Exercise prompt: Reproduce nothing but the lines from the start of the material through the line that includes "([yshift=-11.5pt]ipR.west) -- ([yshift=-11.5pt]net.east);", both ends included, and omit every picture.

• • •

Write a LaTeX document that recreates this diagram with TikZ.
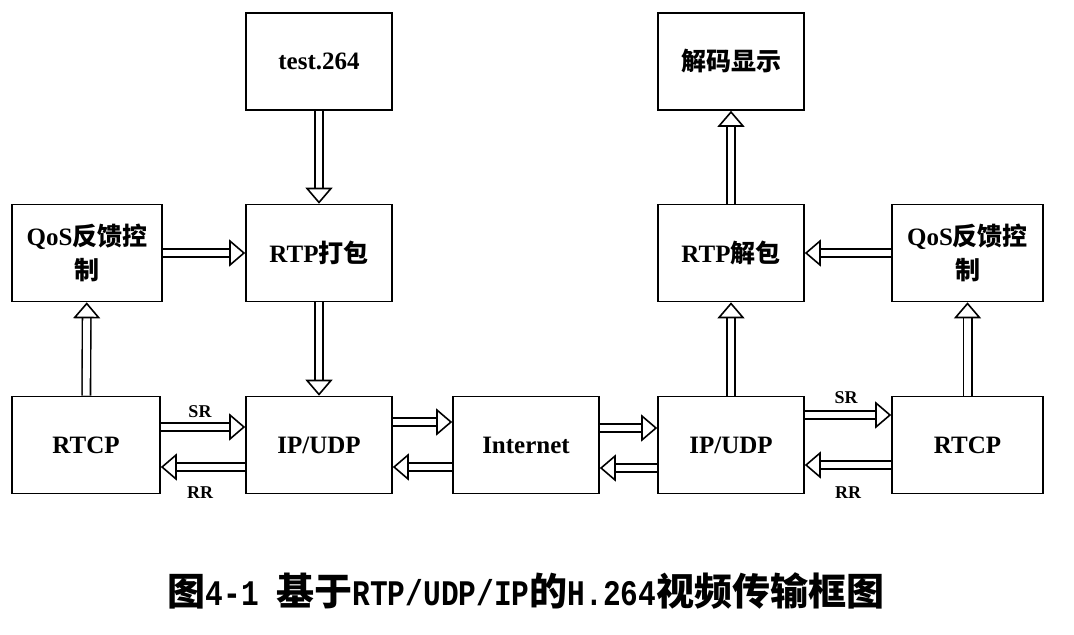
\documentclass[tikz,border=0pt]{standalone}
\usepackage{fontspec}
\setmainfont{Liberation Serif}
\newfontfamily\capmono[FakeStretch=0.82]{Liberation Mono}
\newfontfamily\cjk{Noto Sans CJK SC}
\usetikzlibrary{arrows.meta}
\begin{document}
\begin{tikzpicture}[x=0.5pt,y=-0.5pt,
    box/.style={draw, line width=0.8pt, minimum width=73pt, minimum height=48.5pt,
        align=center, font=\fontsize{12.5}{17}\selectfont\bfseries},
    hollow/.style={double, double distance=3.4pt, line width=0.8pt,
        -{Triangle[open, length=8pt 0, width=13.5pt 0]}},
    tag/.style={font=\fontsize{9}{10}\selectfont\bfseries}]
    \useasboundingbox (0,0) rectangle (1074,634);

    % Sender side
    \node[box] (src)   at (319,61.5) {test.264};
    \node[box] (pack)  at (319,253) {RTP{\cjk 打包}};
    \node[box] (ipS)   at (319,445) {IP/UDP};
    \node[box, minimum width=75pt] (qosS) at (87,253) {QoS{\cjk 反馈控}\\{\cjk 制}};
    \node[box, minimum width=74pt] (rtcpS) at (86,445) {RTCP};

    % Network
    \node[box] (net) at (526,445) {Internet};

    % Receiver side
    \node[box] (show)   at (731,61.5) {\cjk 解码显示};
    \node[box] (unpack) at (731,253) {RTP{\cjk 解包}};
    \node[box] (ipR)    at (731,445) {IP/UDP};
    \node[box, minimum width=75.5pt] (qosR)  at (967.5,253) {QoS{\cjk 反馈控}\\{\cjk 制}};
    \node[box, minimum width=75.5pt] (rtcpR) at (967.5,445) {RTCP};

    % Arrows, sender
    \draw[hollow] (src) -- (pack);
    \draw[hollow] (pack) -- (ipS);
    \draw[hollow] (qosS) -- (pack);
    \draw[hollow] (rtcpS) -- (qosS);
    \draw[hollow] ([yshift=9pt]rtcpS.east) -- ([yshift=9pt]ipS.west);
    \draw[hollow] ([yshift=-11pt]ipS.west) -- ([yshift=-11pt]rtcpS.east);
    \node[tag] at (200,412) {SR};
    \node[tag] at (200,493) {RR};

    % Arrows, network
    \draw[hollow] ([yshift=11.5pt]ipS.east) -- ([yshift=11.5pt]net.west);
    \draw[hollow] ([yshift=-11pt]net.west) -- ([yshift=-11pt]ipS.east);
    \draw[hollow] ([yshift=8.5pt]net.east) -- ([yshift=8.5pt]ipR.west);
    \draw[hollow] ([yshift=-11.5pt]ipR.west) -- ([yshift=-11.5pt]net.east);

    % Arrows, receiver
    \draw[hollow] (ipR) -- (unpack);
    \draw[hollow] (unpack) -- (show);
    \draw[hollow] (qosR) -- (unpack);
    \draw[hollow] (rtcpR) -- (qosR);
    \draw[hollow] ([yshift=15pt]ipR.east) -- ([yshift=15pt]rtcpR.west);
    \draw[hollow] ([yshift=-10pt]rtcpR.west) -- ([yshift=-10pt]ipR.east);
    \node[tag] at (846,398) {SR};
    \node[tag] at (848,493) {RR};

    % Caption
    \node[font=\fontsize{19}{22}\selectfont\cjk\bfseries] (cap) at (526,591)
        {图{\fontsize{18}{22}\capmono\bfseries 4-1 }基于{\fontsize{18}{22}\capmono\bfseries RTP/UDP/IP}的{\fontsize{18}{22}\capmono\bfseries H.264}视频传输框图};
\end{tikzpicture}
\end{document}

• • •

Task output:
Write a LaTeX document that recreates this diagram with TikZ.
\documentclass[tikz,border=0pt]{standalone}
\usepackage{fontspec}
\setmainfont{Liberation Serif}
\newfontfamily\capmono[FakeStretch=0.82]{Liberation Mono}
\newfontfamily\cjk{Noto Sans CJK SC}
\usetikzlibrary{arrows.meta}
\begin{document}
\begin{tikzpicture}[x=0.5pt,y=-0.5pt,
    box/.style={draw, line width=0.8pt, minimum width=73pt, minimum height=48.5pt,
        align=center, font=\fontsize{12.5}{17}\selectfont\bfseries},
    hollow/.style={double, double distance=3.4pt, line width=0.8pt,
        -{Triangle[open, length=8pt 0, width=13.5pt 0]}},
    tag/.style={font=\fontsize{9}{10}\selectfont\bfseries}]
    \useasboundingbox (0,0) rectangle (1074,634);

    % Sender side
    \node[box] (src)   at (319,61.5) {test.264};
    \node[box] (pack)  at (319,253) {RTP{\cjk 打包}};
    \node[box] (ipS)   at (319,445) {IP/UDP};
    \node[box, minimum width=75pt] (qosS) at (87,253) {QoS{\cjk 反馈控}\\{\cjk 制}};
    \node[box, minimum width=74pt] (rtcpS) at (86,445) {RTCP};

    % Network
    \node[box] (net) at (526,445) {Internet};

    % Receiver side
    \node[box] (show)   at (731,61.5) {\cjk 解码显示};
    \node[box] (unpack) at (731,253) {RTP{\cjk 解包}};
    \node[box] (ipR)    at (731,445) {IP/UDP};
    \node[box, minimum width=75.5pt] (qosR)  at (967.5,253) {QoS{\cjk 反馈控}\\{\cjk 制}};
    \node[box, minimum width=75.5pt] (rtcpR) at (967.5,445) {RTCP};

    % Arrows, sender
    \draw[hollow] (src) -- (pack);
    \draw[hollow] (pack) -- (ipS);
    \draw[hollow] (qosS) -- (pack);
    \draw[hollow] (rtcpS) -- (qosS);
    \draw[hollow] ([yshift=9pt]rtcpS.east) -- ([yshift=9pt]ipS.west);
    \draw[hollow] ([yshift=-11pt]ipS.west) -- ([yshift=-11pt]rtcpS.east);
    \node[tag] at (200,412) {SR};
    \node[tag] at (200,493) {RR};

    % Arrows, network
    \draw[hollow] ([yshift=11.5pt]ipS.east) -- ([yshift=11.5pt]net.west);
    \draw[hollow] ([yshift=-11pt]net.west) -- ([yshift=-11pt]ipS.east);
    \draw[hollow] ([yshift=8.5pt]net.east) -- ([yshift=8.5pt]ipR.west);
    \draw[hollow] ([yshift=-11.5pt]ipR.west) -- ([yshift=-11.5pt]net.east);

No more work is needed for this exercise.